Chief Justice John Roberts reasoned that a terrorist group might use human rights advocacy training to file harassing claims, that it might use peacemaking assistance as a cover while re-arming itself, and that such speech could contribute to the group’s “legitimacy,” and thus increase its ability to obtain support elsewhere that could be turned to terrorist ends. Under the court’s decision, former President Jimmy Carter’s election monitoring team could be prosecuted for meeting with and advising Hezbollah during the 2009 Lebanese elections...

Genuine humanitarian aid and free speech can and should be preserved without undermining our interests in security.

DID former Attorney General Michael Mukasey, former New York Mayor Rudolph Giuliani, Tom Ridge, a former homeland security secretary, and Frances Townsend, a former national security adviser, all commit a federal crime last month in Paris when they spoke in support of the Mujahedeen Khalq at a conference organized by the Iranian opposition group’s advocates? Free speech, right? Not necessarily.

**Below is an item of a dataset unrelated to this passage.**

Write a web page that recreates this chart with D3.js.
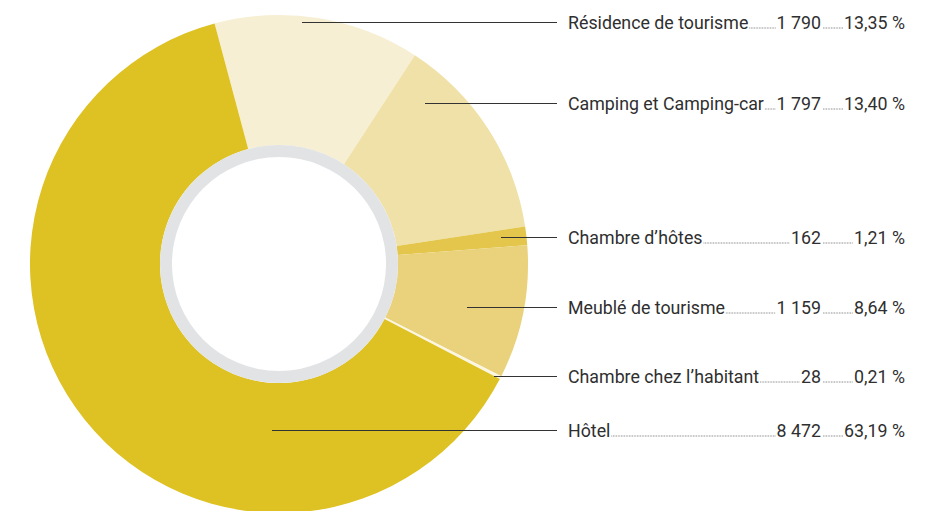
<!DOCTYPE html>
<html lang="fr">
<head>
<meta charset="utf-8">
<script src="https://cdn.jsdelivr.net/npm/d3@7"></script>
<style>
  html, body { margin: 0; padding: 0; background: #fff; }
  svg { display: block; }
  text { font-family: Roboto, "Liberation Sans", sans-serif; fill: #2f2f2f; }
</style>
</head>
<body>
<svg id="chart" width="938" height="511"></svg>
<script>
// Hébergements touristiques : nombre et part
const categories = [
  "Résidence de tourisme",
  "Camping et Camping-car",
  "Chambre d’hôtes",
  "Meublé de tourisme",
  "Chambre chez l’habitant",
  "Hôtel"
];
const counts = [1790, 1797, 162, 1159, 28, 8472];
const countLabels = ["1 790", "1 797", "162", "1 159", "28", "8 472"];
const shareLabels = ["13,35 %", "13,40 %", "1,21 %", "8,64 %", "0,21 %", "63,19 %"];
const colors = ["#f7efd3", "#f0e1a8", "#e3c64b", "#e9d27b", "#fbf6e1", "#dec122"];

// Label placement (vertical position of each callout, and where its leader starts)
const labelY = [22, 103, 237, 307, 376, 430];
const leaderStartX = [302, 425, 501, 467, 494, 272];

const svg = d3.select("#chart");
const cx = 279, cy = 264;
const outerR = 249, innerR = 119, ringW = 12;

const pie = d3.pie()
  .value(d => d)
  .sort(null)
  .startAngle(-15 * Math.PI / 180)
  .endAngle((360 - 15) * Math.PI / 180);

const arc = d3.arc().innerRadius(innerR).outerRadius(outerR);

const g = svg.append("g").attr("transform", `translate(${cx},${cy})`);

g.selectAll("path.slice")
  .data(pie(counts))
  .join("path")
  .attr("class", "slice")
  .attr("d", arc)
  .attr("fill", (d, i) => colors[i]);

// grey ring around the hole
g.append("path")
  .attr("d", d3.arc().innerRadius(innerR - ringW).outerRadius(innerR)({startAngle: 0, endAngle: 2 * Math.PI}))
  .attr("fill", "#e2e3e5");

// callouts
const textX = 568, lineEnd = 557, countRight = 821, shareRight = 905;
const fontSize = 17.8;

const labels = svg.append("g");
categories.forEach((name, i) => {
  const y = labelY[i];
  labels.append("line")
    .attr("x1", leaderStartX[i]).attr("x2", lineEnd)
    .attr("y1", y + 0.5).attr("y2", y + 0.5)
    .attr("stroke", "#333").attr("stroke-width", 1);

  const base = y + 6.5;
  const t1 = labels.append("text")
    .attr("x", textX).attr("y", base)
    .attr("font-size", fontSize)
    .text(name);
  const t2 = labels.append("text")
    .attr("x", countRight).attr("y", base)
    .attr("font-size", fontSize)
    .attr("text-anchor", "end")
    .text(countLabels[i]);
  const t3 = labels.append("text")
    .attr("x", shareRight).attr("y", base)
    .attr("font-size", fontSize)
    .attr("text-anchor", "end")
    .text(shareLabels[i]);

  const w1 = t1.node().getComputedTextLength();
  const w2 = t2.node().getComputedTextLength();
  const w3 = t3.node().getComputedTextLength();

  const dots = (xa, xb) => {
    if (xb - xa < 3) return;
    labels.append("line")
      .attr("x1", xa).attr("x2", xb)
      .attr("y1", base - 0.5).attr("y2", base - 0.5)
      .attr("stroke", "#555").attr("stroke-width", 0.8)
      .attr("stroke-dasharray", "0.8,0.8");
  };
  dots(textX + w1 + 1, countRight - w2 - 1);
  dots(countRight + 2, shareRight - w3 - 1);
});
</script>
</body>
</html>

The problem is that the United States government has labeled the Mujahedeen Khalq a “foreign terrorist organization,” making it a crime to provide it, directly or indirectly, with any material support. And, according to the Justice Department under Mr. Mukasey himself, as well as under the current attorney general, Eric Holder, material support includes not only cash and other tangible aid, but also speech coordinated with a “foreign terrorist organization” for its benefit. It is therefore a felony, the government has argued, to file an amicus brief on behalf of a “terrorist” group, to engage in public advocacy to challenge a group’s “terrorist” designation or even to encourage peaceful avenues for redress of grievances.

Don’t get me wrong. I believe Mr. Mukasey and his compatriots had every right to say what they did. Indeed, I argued just that in the Supreme Court, on behalf of the Los Angeles-based Humanitarian Law Project, which fought for more than a decade in American courts for its right to teach the Kurdistan Workers’ Party in Turkey how to bring human rights claims before the United Nations, and to assist them in peace overtures to the Turkish government.

But in June, the Supreme Court ruled against us, stating that all such speech could be prohibited, because it might indirectly support the group’s terrorist activity. Chief Justice John Roberts reasoned that a terrorist group might use human rights advocacy training to file harassing claims, that it might use peacemaking assistance as a cover while re-arming itself, and that such speech could contribute to the group’s “legitimacy,” and thus increase its ability to obtain support elsewhere that could be turned to terrorist ends. Under the court’s decision, former President Jimmy Carter’s election monitoring team could be prosecuted for meeting with and advising Hezbollah during the 2009 Lebanese elections.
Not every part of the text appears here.